• _What is required_: Without the pictures, output the lines of the material from the very first through the one that holds "14, 16, 18];".

• _Source data_:
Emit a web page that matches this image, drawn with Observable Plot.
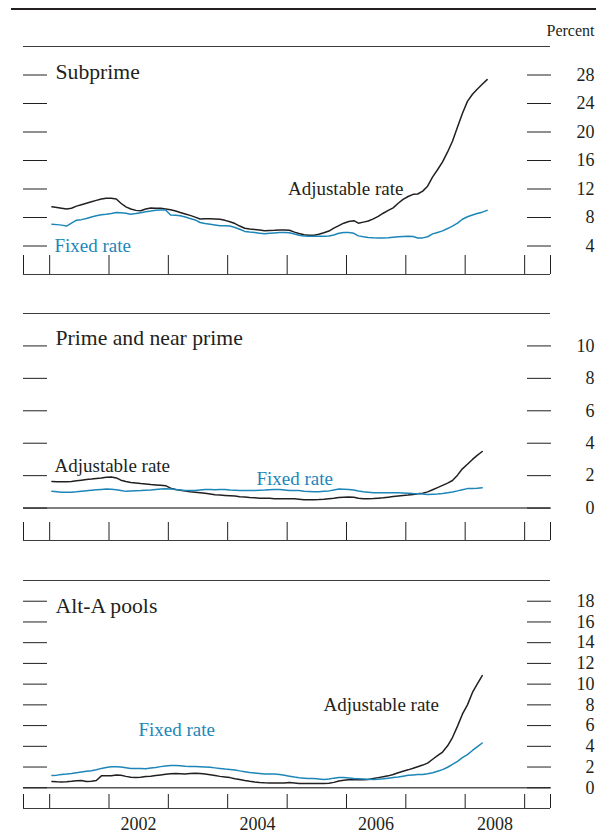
<!DOCTYPE html>
<html><head><meta charset="utf-8">
<script src="https://cdn.jsdelivr.net/npm/d3@7"></script>
<script src="https://cdn.jsdelivr.net/npm/@observablehq/plot@0.6"></script>
<style>
body{margin:0;background:#fff;}
#chart{position:relative;width:596px;height:836px;background:#fff;font-family:"Liberation Serif",serif;overflow:hidden;}
#rule{position:absolute;left:11px;top:8px;width:585px;height:0;border-top:2.5px solid #231f20;}
.panel{position:absolute;left:0;}
</style></head><body>
<div id="chart"><div id="rule"></div></div>
<script>
// ---- Data (monthly, Jan 2001 onward), percent ----
const panelTitles = ["Subprime", "Prime and near prime", "Alt-A pools"];
const seriesNames = ["Adjustable rate", "Fixed rate"];
const unitLabel = "Percent";
const yearLabels = [2002, 2004, 2006, 2008];
const yearTickYears = [2001, 2002, 2003, 2004, 2005, 2006, 2007, 2008, 2009];
const subprimeTicks = [4, 8, 12, 16, 20, 24, 28];
const primeTicks = [0, 2, 4, 6, 8, 10];
const altATicks = [0, 2, 4, 6, 8, 10, 12, 14, 16, 18];

const subprimeAdjustable = [
  9.5,9.4,9.3,9.2,9.3,9.6,9.8,10.0,10.2,10.4,10.6,10.7,
  10.7,10.6,10.0,9.5,9.2,9.0,8.95,9.2,9.33,9.3,9.3,9.2,
  9.1,8.9,8.7,8.5,8.3,8.05,7.8,7.82,7.83,7.8,7.75,7.6,
  7.4,7.15,6.8,6.5,6.38,6.33,6.25,6.15,6.18,6.2,6.25,6.25,
  6.2,5.95,5.75,5.58,5.52,5.5,5.65,5.85,6.1,6.5,6.85,7.2,
  7.45,7.55,7.2,7.35,7.5,7.8,8.15,8.6,9.0,9.35,10.0,10.55,
  10.95,11.25,11.3,11.7,12.4,13.7,14.7,15.8,17.2,18.7,20.7,22.6,
  24.3,25.3,26.0,26.7,27.35];
const subprimeFixed = [
  7.05,7.0,6.93,6.8,7.2,7.62,7.7,7.85,8.07,8.25,8.37,8.45,
  8.55,8.7,8.67,8.6,8.45,8.55,8.68,8.8,8.9,9.02,9.05,9.05,
  8.35,8.32,8.25,8.07,7.85,7.66,7.3,7.15,7.05,6.95,6.85,6.85,
  6.8,6.6,6.35,6.05,5.95,5.88,5.8,5.73,5.79,5.84,5.9,5.88,
  5.85,5.68,5.5,5.42,5.36,5.36,5.36,5.38,5.4,5.55,5.78,5.88,
  5.88,5.78,5.42,5.3,5.2,5.15,5.12,5.12,5.15,5.22,5.3,5.35,
  5.36,5.33,5.12,5.14,5.3,5.7,5.9,6.12,6.45,6.8,7.2,7.75,
  8.1,8.35,8.55,8.75,9.0];
const primeAdjustable = [
  1.64,1.63,1.62,1.63,1.64,1.68,1.72,1.76,1.79,1.83,1.86,1.9,
  1.91,1.86,1.72,1.64,1.58,1.55,1.51,1.48,1.45,1.43,1.41,1.38,
  1.23,1.15,1.1,1.05,1.01,0.98,0.95,0.91,0.87,0.82,0.8,0.78,
  0.76,0.74,0.7,0.68,0.65,0.63,0.61,0.6,0.6,0.58,0.57,0.58,
  0.57,0.57,0.55,0.52,0.51,0.52,0.53,0.55,0.58,0.61,0.65,0.67,
  0.68,0.67,0.6,0.58,0.58,0.59,0.61,0.63,0.67,0.71,0.75,0.78,
  0.8,0.84,0.88,0.91,1.0,1.13,1.26,1.4,1.54,1.7,2.03,2.42,
  2.7,3.0,3.25,3.49];
const primeFixed = [
  1.03,1.0,0.97,0.97,0.97,1.0,1.04,1.07,1.1,1.13,1.15,1.17,
  1.16,1.13,1.08,1.03,1.05,1.07,1.08,1.1,1.12,1.15,1.17,1.19,
  1.17,1.15,1.12,1.09,1.09,1.09,1.12,1.15,1.14,1.13,1.15,1.14,
  1.11,1.1,1.09,1.09,1.09,1.09,1.1,1.11,1.13,1.14,1.15,1.12,
  1.09,1.09,1.08,1.04,1.02,1.0,1.01,1.04,1.06,1.12,1.17,1.16,
  1.15,1.12,1.05,1.0,0.98,0.95,0.95,0.95,0.94,0.94,0.94,0.93,
  0.92,0.9,0.89,0.87,0.83,0.85,0.87,0.9,0.95,0.99,1.06,1.13,
  1.2,1.21,1.22,1.25];
const altAAdjustable = [
  0.61,0.57,0.55,0.58,0.62,0.68,0.7,0.6,0.64,0.7,1.15,1.16,
  1.16,1.24,1.2,1.1,1.02,1.0,1.02,1.08,1.12,1.18,1.24,1.3,
  1.35,1.38,1.36,1.34,1.38,1.41,1.38,1.32,1.25,1.18,1.1,1.04,
  0.98,0.88,0.8,0.7,0.62,0.55,0.51,0.48,0.47,0.45,0.45,0.45,
  0.5,0.46,0.42,0.42,0.42,0.42,0.42,0.42,0.44,0.52,0.65,0.72,
  0.77,0.77,0.77,0.77,0.8,0.9,0.98,1.06,1.15,1.28,1.45,1.6,
  1.73,1.88,2.03,2.19,2.38,2.75,3.1,3.45,4.05,4.85,5.95,7.1,
  8.0,9.2,10.0,10.82];
const altAFixed = [
  1.19,1.22,1.29,1.33,1.38,1.46,1.53,1.6,1.64,1.74,1.87,1.96,
  2.03,2.03,2.0,1.93,1.87,1.87,1.85,1.84,1.9,1.96,2.04,2.1,
  2.14,2.16,2.12,2.08,2.06,2.06,2.04,2.0,1.97,1.92,1.86,1.8,
  1.76,1.72,1.63,1.55,1.48,1.42,1.37,1.32,1.32,1.32,1.27,1.2,
  1.12,1.03,0.97,0.93,0.9,0.9,0.85,0.8,0.85,0.93,1.0,0.98,
  0.95,0.9,0.87,0.84,0.82,0.8,0.82,0.86,0.92,0.98,1.03,1.12,
  1.2,1.24,1.27,1.29,1.35,1.45,1.6,1.75,1.98,2.25,2.55,2.9,
  3.2,3.6,3.95,4.32];

// ---- helpers ----
const monthDate = i => new Date(Date.UTC(2001, i, 15));
const toRows = (vals) => vals.map((v, i) => ({date: monthDate(i), value: v}));
const xDomain = [new Date(Date.UTC(2000, 6, 24)), new Date(Date.UTC(2009, 5, 9))];
const yearTicks = yearTickYears.map(y => new Date(Date.UTC(y, 0, 1)));
const yearLabelDates = yearLabels.map(y => new Date(Date.UTC(y, 6, 2)));

const INK = "#231f20";
const BLUE = "#1d86b8";
const RULE = "#3d3d3d";
const FONT = "'Liberation Serif', 'Times New Roman', serif";

function panel(cfg) {
  const marks = [
    Plot.ruleY([cfg.yDomain[1]], {stroke: RULE, strokeWidth: 1}),
    Plot.ruleY([cfg.yDomain[0]], {stroke: RULE, strokeWidth: 1.2})
  ];
  if (cfg.yDomain[0] < 0) marks.push(Plot.ruleY([0], {stroke: "#555", strokeWidth: 1.4}));
  marks.push(
    Plot.axisY({anchor: "left", label: null, ticks: cfg.yTicks, tickSize: -24, tickFormat: () => "", stroke: INK, strokeWidth: 1}),
    Plot.axisY({anchor: "right", label: null, ticks: cfg.yTicks, tickSize: -24, tickFormat: () => "", stroke: INK, strokeWidth: 1}),
    Plot.axisY({anchor: "right", label: null, ticks: cfg.yTicks, tickSize: 0, tickPadding: 44, textAnchor: "end", fontSize: 18, fill: INK, tickFormat: d => String(d)}),
    Plot.axisX({anchor: "bottom", label: null, ticks: [xDomain[0], ...yearTicks, xDomain[1]], tickSize: -cfg.xTickLen, tickFormat: () => "", stroke: INK, strokeWidth: 1}),
    Plot.lineY(toRows(cfg.adjustable), {x: "date", y: "value", stroke: INK, strokeWidth: 1.5}),
    Plot.lineY(toRows(cfg.fixed), {x: "date", y: "value", stroke: BLUE, strokeWidth: 1.5}),
    Plot.text([cfg.title], {text: d => d, frameAnchor: "top-left", textAnchor: "start", lineAnchor: "middle", dx: 32, dy: cfg.titleDy, fontSize: 21.7, fill: INK}),
    Plot.text([seriesNames[0]], {text: d => d, frameAnchor: "top-left", textAnchor: cfg.adjAnchor, lineAnchor: "middle", dx: cfg.adjDx, dy: cfg.adjDy, fontSize: 19, fill: INK}),
    Plot.text([seriesNames[1]], {text: d => d, frameAnchor: "top-left", textAnchor: "start", lineAnchor: "middle", dx: cfg.fixDx, dy: cfg.fixDy, fontSize: 19, fill: BLUE})
  );
  if (cfg.unit) marks.push(Plot.text([cfg.unit], {text: d => d, frameAnchor: "top-right", textAnchor: "end", lineAnchor: "middle", dx: 44, dy: -16, fontSize: 16, fill: INK}));
  if (cfg.showYears) marks.push(Plot.axisX({anchor: "bottom", label: null, ticks: yearLabelDates, tickSize: 0, tickPadding: 9, fontSize: 18, fill: INK, tickFormat: d => String(d.getUTCFullYear())}));
  const svg = Plot.plot({
    width: 596, height: cfg.height,
    marginLeft: 23, marginRight: 46, marginTop: cfg.marginTop, marginBottom: cfg.marginBottom,
    x: {type: "utc", domain: xDomain, label: null},
    y: {domain: cfg.yDomain, label: null},
    style: {fontFamily: FONT, fontSize: "18px", background: "transparent", overflow: "visible", color: INK},
    marks
  });
  svg.classList.add("panel");
  svg.style.top = cfg.top + "px";
  svg.style.position = "absolute";
  document.getElementById("chart").appendChild(svg);
}

panel({
  title: panelTitles[0], unit: unitLabel, yDomain: [0, 32], yTicks: subprimeTicks,
  adjustable: subprimeAdjustable, fixed: subprimeFixed,
  top: 20, height: 266, marginTop: 26, marginBottom: 12, xTickLen: 19,
  titleDy: 25.3, adjAnchor: "end", adjDx: 380, adjDy: 142, fixDx: 31, fixDy: 199
});
panel({
  title: panelTitles[1], yDomain: [-2, 12], yTicks: primeTicks,
  adjustable: primeAdjustable, fixed: primeFixed,
  top: 290, height: 260, marginTop: 23, marginBottom: 10, xTickLen: 18,
  titleDy: 25, adjAnchor: "start", adjDx: 31, adjDy: 152.5, fixDx: 233, fixDy: 165.8
});
panel({
  title: panelTitles[2], yDomain: [-2, 20], yTicks: altATicks,
  adjustable: altAAdjustable, fixed: altAFixed,
  top: 560, height: 276, marginTop: 20, marginBottom: 28, xTickLen: 14, showYears: true,
  titleDy: 25.6, adjAnchor: "start", adjDx: 300, adjDy: 124, fixDx: 115, fixDy: 149.6
});
</script>
</body></html>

• _Expected answer_:
Emit a web page that matches this image, drawn with Observable Plot.
<!DOCTYPE html>
<html><head><meta charset="utf-8">
<script src="https://cdn.jsdelivr.net/npm/d3@7"></script>
<script src="https://cdn.jsdelivr.net/npm/@observablehq/plot@0.6"></script>
<style>
body{margin:0;background:#fff;}
#chart{position:relative;width:596px;height:836px;background:#fff;font-family:"Liberation Serif",serif;overflow:hidden;}
#rule{position:absolute;left:11px;top:8px;width:585px;height:0;border-top:2.5px solid #231f20;}
.panel{position:absolute;left:0;}
</style></head><body>
<div id="chart"><div id="rule"></div></div>
<script>
// ---- Data (monthly, Jan 2001 onward), percent ----
const panelTitles = ["Subprime", "Prime and near prime", "Alt-A pools"];
const seriesNames = ["Adjustable rate", "Fixed rate"];
const unitLabel = "Percent";
const yearLabels = [2002, 2004, 2006, 2008];
const yearTickYears = [2001, 2002, 2003, 2004, 2005, 2006, 2007, 2008, 2009];
const subprimeTicks = [4, 8, 12, 16, 20, 24, 28];
const primeTicks = [0, 2, 4, 6, 8, 10];
const altATicks = [0, 2, 4, 6, 8, 10, 12, 14, 16, 18];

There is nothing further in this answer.